### DATA RECORDS ###

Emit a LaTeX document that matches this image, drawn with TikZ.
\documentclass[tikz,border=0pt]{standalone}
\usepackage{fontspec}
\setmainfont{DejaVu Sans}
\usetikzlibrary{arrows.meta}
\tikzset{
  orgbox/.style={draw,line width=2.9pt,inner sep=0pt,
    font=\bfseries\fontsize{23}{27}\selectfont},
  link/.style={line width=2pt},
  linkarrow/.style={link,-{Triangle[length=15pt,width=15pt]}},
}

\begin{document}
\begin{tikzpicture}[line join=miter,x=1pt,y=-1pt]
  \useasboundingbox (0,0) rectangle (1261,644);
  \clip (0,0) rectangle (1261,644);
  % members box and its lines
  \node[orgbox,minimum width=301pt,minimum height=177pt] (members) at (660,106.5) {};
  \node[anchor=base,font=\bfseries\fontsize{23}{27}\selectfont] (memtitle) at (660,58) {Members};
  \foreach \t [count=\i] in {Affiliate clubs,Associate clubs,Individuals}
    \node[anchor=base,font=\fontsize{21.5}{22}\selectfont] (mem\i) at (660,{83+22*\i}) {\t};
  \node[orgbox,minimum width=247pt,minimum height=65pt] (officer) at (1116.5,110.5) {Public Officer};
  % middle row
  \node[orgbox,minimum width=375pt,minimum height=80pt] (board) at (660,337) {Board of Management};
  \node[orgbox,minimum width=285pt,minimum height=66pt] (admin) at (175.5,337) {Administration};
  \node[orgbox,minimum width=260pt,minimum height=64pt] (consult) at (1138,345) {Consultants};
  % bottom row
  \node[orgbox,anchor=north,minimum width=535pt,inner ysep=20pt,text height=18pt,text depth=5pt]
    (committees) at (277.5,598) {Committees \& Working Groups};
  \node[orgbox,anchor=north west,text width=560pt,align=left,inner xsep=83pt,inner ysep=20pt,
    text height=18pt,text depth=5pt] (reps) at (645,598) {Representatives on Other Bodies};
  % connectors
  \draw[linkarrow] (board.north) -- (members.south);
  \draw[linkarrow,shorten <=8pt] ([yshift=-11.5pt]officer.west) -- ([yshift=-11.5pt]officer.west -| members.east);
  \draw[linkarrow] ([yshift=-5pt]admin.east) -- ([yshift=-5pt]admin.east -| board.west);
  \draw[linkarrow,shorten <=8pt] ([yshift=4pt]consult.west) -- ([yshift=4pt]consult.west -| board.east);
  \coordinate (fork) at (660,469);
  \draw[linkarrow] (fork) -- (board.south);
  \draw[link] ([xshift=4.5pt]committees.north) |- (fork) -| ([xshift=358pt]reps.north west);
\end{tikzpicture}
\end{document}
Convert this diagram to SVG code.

###

Make an exact copy of the records.

■ SOLUTION TO THIS TASK
Emit a LaTeX document that matches this image, drawn with TikZ.
\documentclass[tikz,border=0pt]{standalone}
\usepackage{fontspec}
\setmainfont{DejaVu Sans}
\usetikzlibrary{arrows.meta}
\tikzset{
  orgbox/.style={draw,line width=2.9pt,inner sep=0pt,
    font=\bfseries\fontsize{23}{27}\selectfont},
  link/.style={line width=2pt},
  linkarrow/.style={link,-{Triangle[length=15pt,width=15pt]}},
}

\begin{document}
\begin{tikzpicture}[line join=miter,x=1pt,y=-1pt]
  \useasboundingbox (0,0) rectangle (1261,644);
  \clip (0,0) rectangle (1261,644);
  % members box and its lines
  \node[orgbox,minimum width=301pt,minimum height=177pt] (members) at (660,106.5) {};
  \node[anchor=base,font=\bfseries\fontsize{23}{27}\selectfont] (memtitle) at (660,58) {Members};
  \foreach \t [count=\i] in {Affiliate clubs,Associate clubs,Individuals}
    \node[anchor=base,font=\fontsize{21.5}{22}\selectfont] (mem\i) at (660,{83+22*\i}) {\t};
  \node[orgbox,minimum width=247pt,minimum height=65pt] (officer) at (1116.5,110.5) {Public Officer};
  % middle row
  \node[orgbox,minimum width=375pt,minimum height=80pt] (board) at (660,337) {Board of Management};
  \node[orgbox,minimum width=285pt,minimum height=66pt] (admin) at (175.5,337) {Administration};
  \node[orgbox,minimum width=260pt,minimum height=64pt] (consult) at (1138,345) {Consultants};
  % bottom row
  \node[orgbox,anchor=north,minimum width=535pt,inner ysep=20pt,text height=18pt,text depth=5pt]
    (committees) at (277.5,598) {Committees \& Working Groups};
  \node[orgbox,anchor=north west,text width=560pt,align=left,inner xsep=83pt,inner ysep=20pt,
    text height=18pt,text depth=5pt] (reps) at (645,598) {Representatives on Other Bodies};
  % connectors
  \draw[linkarrow] (board.north) -- (members.south);
  \draw[linkarrow,shorten <=8pt] ([yshift=-11.5pt]officer.west) -- ([yshift=-11.5pt]officer.west -| members.east);
  \draw[linkarrow] ([yshift=-5pt]admin.east) -- ([yshift=-5pt]admin.east -| board.west);
  \draw[linkarrow,shorten <=8pt] ([yshift=4pt]consult.west) -- ([yshift=4pt]consult.west -| board.east);
  \coordinate (fork) at (660,469);
  \draw[linkarrow] (fork) -- (board.south);
  \draw[link] ([xshift=4.5pt]committees.north) |- (fork) -| ([xshift=358pt]reps.north west);
\end{tikzpicture}
\end{document}
Convert this diagram to SVG code.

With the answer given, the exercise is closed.